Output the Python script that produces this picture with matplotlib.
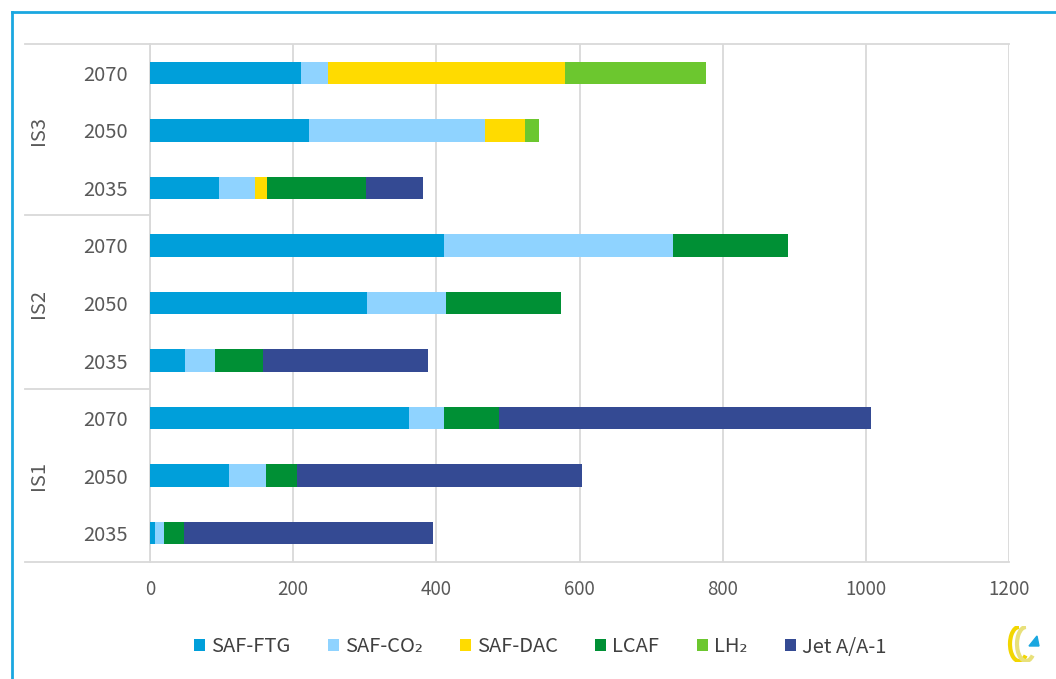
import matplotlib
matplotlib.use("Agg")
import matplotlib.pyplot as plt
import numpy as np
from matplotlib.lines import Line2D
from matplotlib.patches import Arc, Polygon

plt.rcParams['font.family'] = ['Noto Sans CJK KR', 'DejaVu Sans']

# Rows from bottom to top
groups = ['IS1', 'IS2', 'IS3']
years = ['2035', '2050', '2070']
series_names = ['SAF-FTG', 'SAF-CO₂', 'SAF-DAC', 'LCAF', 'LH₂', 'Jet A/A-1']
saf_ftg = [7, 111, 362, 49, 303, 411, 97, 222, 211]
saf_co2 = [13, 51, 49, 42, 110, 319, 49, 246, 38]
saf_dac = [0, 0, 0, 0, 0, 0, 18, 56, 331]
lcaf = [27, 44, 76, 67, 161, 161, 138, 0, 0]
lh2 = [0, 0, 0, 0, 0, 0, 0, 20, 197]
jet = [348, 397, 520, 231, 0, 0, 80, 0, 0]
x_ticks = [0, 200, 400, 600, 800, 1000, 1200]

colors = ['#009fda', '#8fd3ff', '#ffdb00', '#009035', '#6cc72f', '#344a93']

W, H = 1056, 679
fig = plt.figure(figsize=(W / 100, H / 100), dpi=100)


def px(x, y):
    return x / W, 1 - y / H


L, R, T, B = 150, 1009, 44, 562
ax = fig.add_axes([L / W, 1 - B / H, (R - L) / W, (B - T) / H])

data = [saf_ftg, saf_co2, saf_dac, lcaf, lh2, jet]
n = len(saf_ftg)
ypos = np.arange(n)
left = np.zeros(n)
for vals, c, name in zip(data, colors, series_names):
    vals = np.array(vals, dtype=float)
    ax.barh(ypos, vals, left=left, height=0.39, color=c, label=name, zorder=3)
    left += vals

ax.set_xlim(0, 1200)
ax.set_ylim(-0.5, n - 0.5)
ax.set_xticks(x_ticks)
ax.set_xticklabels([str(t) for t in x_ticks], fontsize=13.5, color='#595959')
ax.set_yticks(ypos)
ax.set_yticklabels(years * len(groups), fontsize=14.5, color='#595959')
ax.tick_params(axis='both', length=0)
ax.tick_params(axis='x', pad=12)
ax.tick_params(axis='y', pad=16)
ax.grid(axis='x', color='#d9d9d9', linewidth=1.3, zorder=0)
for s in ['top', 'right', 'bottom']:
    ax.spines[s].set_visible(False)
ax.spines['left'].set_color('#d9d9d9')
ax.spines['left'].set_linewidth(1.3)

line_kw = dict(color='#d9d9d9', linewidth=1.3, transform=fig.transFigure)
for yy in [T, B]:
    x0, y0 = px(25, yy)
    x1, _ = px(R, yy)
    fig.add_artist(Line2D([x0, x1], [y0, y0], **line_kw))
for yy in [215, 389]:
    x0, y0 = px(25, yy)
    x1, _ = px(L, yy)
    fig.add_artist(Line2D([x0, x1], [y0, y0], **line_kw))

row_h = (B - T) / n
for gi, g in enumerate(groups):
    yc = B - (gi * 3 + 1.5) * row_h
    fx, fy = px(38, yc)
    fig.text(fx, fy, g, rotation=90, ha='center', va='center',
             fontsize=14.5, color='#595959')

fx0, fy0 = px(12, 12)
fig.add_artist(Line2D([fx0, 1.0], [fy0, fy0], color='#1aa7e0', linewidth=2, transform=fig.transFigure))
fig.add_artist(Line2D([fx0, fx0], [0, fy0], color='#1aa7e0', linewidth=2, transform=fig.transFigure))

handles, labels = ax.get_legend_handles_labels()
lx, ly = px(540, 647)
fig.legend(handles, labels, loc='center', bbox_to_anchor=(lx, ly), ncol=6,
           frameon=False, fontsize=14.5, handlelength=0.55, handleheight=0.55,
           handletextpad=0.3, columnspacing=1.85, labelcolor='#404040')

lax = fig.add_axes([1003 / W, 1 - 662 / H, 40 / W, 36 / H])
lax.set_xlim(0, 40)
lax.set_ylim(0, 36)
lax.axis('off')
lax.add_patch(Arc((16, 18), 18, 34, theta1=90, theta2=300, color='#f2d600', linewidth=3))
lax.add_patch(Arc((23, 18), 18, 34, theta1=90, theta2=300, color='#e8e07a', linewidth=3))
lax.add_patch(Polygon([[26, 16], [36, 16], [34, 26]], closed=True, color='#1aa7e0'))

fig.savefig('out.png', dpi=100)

________________________

### WORK REQUIRED
Quote, please, every line of the material above from its start through the line that has "from matplotlib.patches import Arc, Polygon", reproducing the words exactly and dropping any images.

### THE RESULT
Output the Python script that produces this picture with matplotlib.
import matplotlib
matplotlib.use("Agg")
import matplotlib.pyplot as plt
import numpy as np
from matplotlib.lines import Line2D
from matplotlib.patches import Arc, Polygon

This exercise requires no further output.